Ella’s Kitchen and the RSPB have announced a long-term partnership in response to the global biodiversity crisis.
The partnership will see the two organisations join together to protect and restore 30 million square feet (278 hectares) of UK wildflower meadows and grassland by 2030 – all in an effort to protect and restore the homes of birds, bees and bugs.
It will also see the organic kids’ food brand collaborate with the RSPB to learn how Ella’s can embed nature further across its business.
The ‘30 by 30’ partnership follows worrying findings about the future of our pollinators and the decline of wildflower habitats in the UK.
Wildflower meadows are vital homes for bees, butterflies and other pollinating insects which support our food system. These pollinators are crucial to food security, contributing to the production of a third of the food we eat.
Healthy meadows and grasslands, especially ones rich in biodiversity, protect the environment against the impacts of climate change by storing carbon, improving water quality and acting as a flood defence. They also provide homes and an abundant food supply for birds and many other animals.
However, instead of expanding and protecting these habitats, we risk losing them entirely.
The UK is listed as the worst in the G7 for the amount of wildlife and wild spaces lost due to human activity.
The UK has lost 97% of wildflower meadows in the last century – equivalent to the loss of 3 million hectares, an area larger than the size of Wales.
‘Nature is facing many threats, from the destruction of habitats to pesticide use and climate change, resulting in problems like the loss of pollinators. But it’s not too late to intervene. Ella’s Kitchen is facing into these challenges through targeted action in this new partnership that is both good for nature and good for people.
‘Businesses have a crucial role to play in addressing the dual nature and climate crises, and partnerships like this that seek to restore and sustainably manage ecosystems and restore the biodiversity that we all rely on are so important. I’m delighted to see our reserves working side by side with Ella’s Kitchen in their drive to help pollinators and feed future generations, while protecting and restoring spaces that are vital for nature.’
Chief executive at the RSPB
Through a mixture of seed sowing, plug planting and allowing natural regeneration, Ella’s Kitchen will support the RSPB to transform species-poor grassland into meadows alive with colour and buzzing with life.
By planting a mix of wildflowers, like buttercups and yellow rattle, these meadows will provide habitats for insects like the green hairstreak butterfly, the only green butterfly native to the UK.
The partnership will also protect existing wildflower and grassland meadows vulnerable to climate change and erosion.

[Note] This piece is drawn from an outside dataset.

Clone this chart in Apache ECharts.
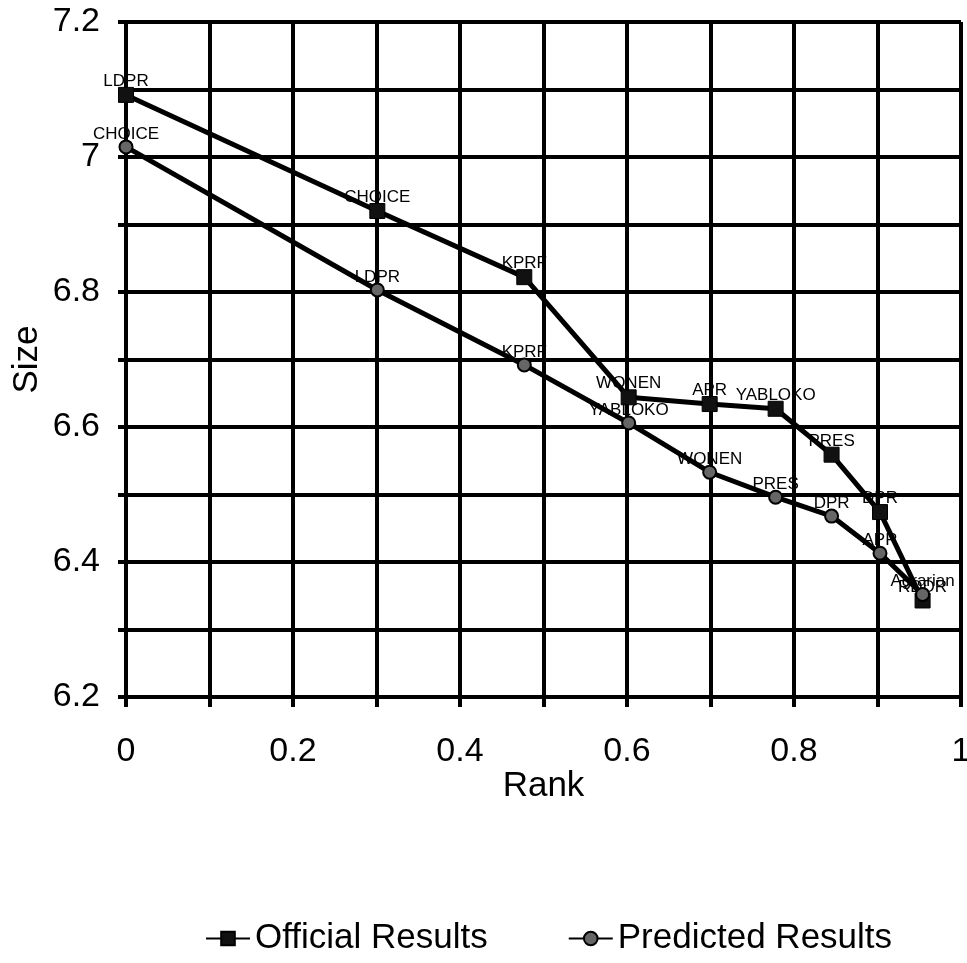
<!DOCTYPE html>
<html>
<head>
<meta charset="utf-8">
<script src="https://cdn.jsdelivr.net/npm/echarts@6/dist/echarts.min.js"></script>
<style>
html,body{margin:0;padding:0;background:#fff;}
#chart{width:967px;height:963px;}
</style>
</head>
<body>
<div id="chart"></div>
<script>
// Rank (x) values
const officialRank = [0, 0.301, 0.477, 0.602, 0.699, 0.778, 0.845, 0.903, 0.954];
const officialSize = [7.092, 6.920, 6.822, 6.644, 6.634, 6.627, 6.559, 6.474, 6.343];
const officialNames = ['LDPR', 'CHOICE', 'KPRF', 'WONEN', 'APR', 'YABLOKO', 'PRES', 'DPR', 'RDDR'];

const predictedRank = [0, 0.301, 0.477, 0.602, 0.699, 0.778, 0.845, 0.903, 0.954];
const predictedSize = [7.015, 6.803, 6.692, 6.606, 6.533, 6.496, 6.468, 6.413, 6.352];
const predictedNames = ['CHOICE', 'LDPR', 'KPRF', 'YABLOKO', 'WONEN', 'PRES', 'DPR', 'APR', 'Agrarian'];

const seriesNames = ['Official Results', 'Predicted Results'];
const xAxisName = 'Rank';
const yAxisName = 'Size';

const FONT = '"Liberation Sans", Arial, Helvetica, sans-serif';

function build(xs, ys, names) {
  return xs.map((x, i) => ({ value: [x, ys[i]], name: names[i] }));
}

const chart = echarts.init(document.getElementById('chart'), null, { renderer: 'canvas' });

const labelStyle = {
  show: true,
  position: 'top',
  distance: -3,
  formatter: p => p.name,
  color: '#000',
  fontFamily: FONT,
  fontSize: 17
};

const tickFmt = v => (Math.round(v * 10) % 2 === 0 ? String(Number(v.toFixed(1))) : '');

chart.setOption({
  animation: false,
  backgroundColor: '#fff',
  grid: { left: 126, right: 6, top: 22, bottom: 266, containLabel: false, outerBoundsMode: 'none' },
  xAxis: {
    type: 'value',
    min: 0, max: 1, interval: 0.1,
    name: xAxisName,
    nameLocation: 'middle',
    nameGap: 72,
    nameMoveOverlap: false,
    nameTextStyle: { color: '#000', fontFamily: FONT, fontSize: 35 },
    axisLine: { show: true, lineStyle: { color: '#000', width: 4 } },
    axisTick: { show: true, length: 10, lineStyle: { color: '#000', width: 4 } },
    splitLine: { show: true, lineStyle: { color: '#000', width: 4 } },
    axisLabel: { color: '#000', fontFamily: FONT, fontSize: 34, margin: 38, formatter: tickFmt }
  },
  yAxis: {
    type: 'value',
    min: 6.2, max: 7.2, interval: 0.1,
    name: yAxisName,
    nameLocation: 'middle',
    nameGap: 81,
    nameMoveOverlap: false,
    nameRotate: 90,
    nameTextStyle: { color: '#000', fontFamily: FONT, fontSize: 35 },
    axisLine: { show: true, lineStyle: { color: '#000', width: 4 } },
    axisTick: { show: true, length: 8, lineStyle: { color: '#000', width: 4 } },
    splitLine: { show: true, lineStyle: { color: '#000', width: 4 } },
    axisLabel: { color: '#000', fontFamily: FONT, fontSize: 34, margin: 26, formatter: tickFmt }
  },
  legend: {
    bottom: 2,
    left: 200,
    itemWidth: 44,
    itemHeight: 17,
    itemGap: 80,
    textStyle: { color: '#000', fontFamily: FONT, fontSize: 35 },
    data: seriesNames
  },
  series: [
    {
      name: seriesNames[0],
      type: 'line',
      data: build(officialRank, officialSize, officialNames),
      symbol: 'rect',
      symbolSize: 15,
      itemStyle: { color: '#111', borderColor: '#000', borderWidth: 1 },
      lineStyle: { color: '#000', width: 5 },
      label: labelStyle,
      z: 3
    },
    {
      name: seriesNames[1],
      type: 'line',
      data: build(predictedRank, predictedSize, predictedNames),
      symbol: 'circle',
      symbolSize: 13,
      itemStyle: { color: '#666', borderColor: '#000', borderWidth: 2 },
      lineStyle: { color: '#000', width: 5 },
      label: labelStyle,
      z: 4
    }
  ]
});
</script>
</body>
</html>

This includes protecting and maintaining the rare Scottish machair on the island of Tiree, which is home to endangered insects like the great yellow bumblebee, one of the UK’s rarest bees, and the endangered corncrake and lapwing, who rely on machair to feed and breed.
The first three years of the partnership will focus on the restoration and protection of 15 million square ft of land, followed by an ambition to deliver a further 16 million square ft by 2030.
Throughout the partnership, RSPB will manage and monitor biodiversity change and species-richness across the project areas to measure its impact on birds, bees and bugs.
The partnership forms part of Ella’s Big Pledge to Little People, a commitment to invest in the future to ensure every little one grows up on a healthy planet that has plenty of food and is buzzing with life.
Ella’s Kitchen plans to use the RSPB’s knowledge, expertise and networks to learn about how it can further embed nature throughout its business. It will also use the RSPB’s resources to support parents and their little ones to connect with nature and help protect wildlife across the UK.
The partnership builds on the company’s commitments to reduce its emissions and its work on nature to date. This includes setting a near-term science-based targets to reduce its carbon emissions; its work with rewilding and conservation partner Trees for Life and its recent commitment to make nearly 75% of its pouches fully recyclable at kerbside by the end of 2024.
‘Nature and business go hand in hand. At Ella’s, we want to do everything we can to protect nature, our pollinators, and our little ones’ futures. By working with the RSPB not only can we help protect and restore vital wildflower habitats across the UK, we want to continue to learn about the challenges our little ones face and how we can tackle them.
‘Across our business, from our partners and suppliers to parents and their little ones, we want to educate and inspire on the importance of nature in a sustainable food system. Only by acting together can nature win and we can help to ensure that every little one grows up on a healthy planet, that has plenty of food, and which is buzzing with life.’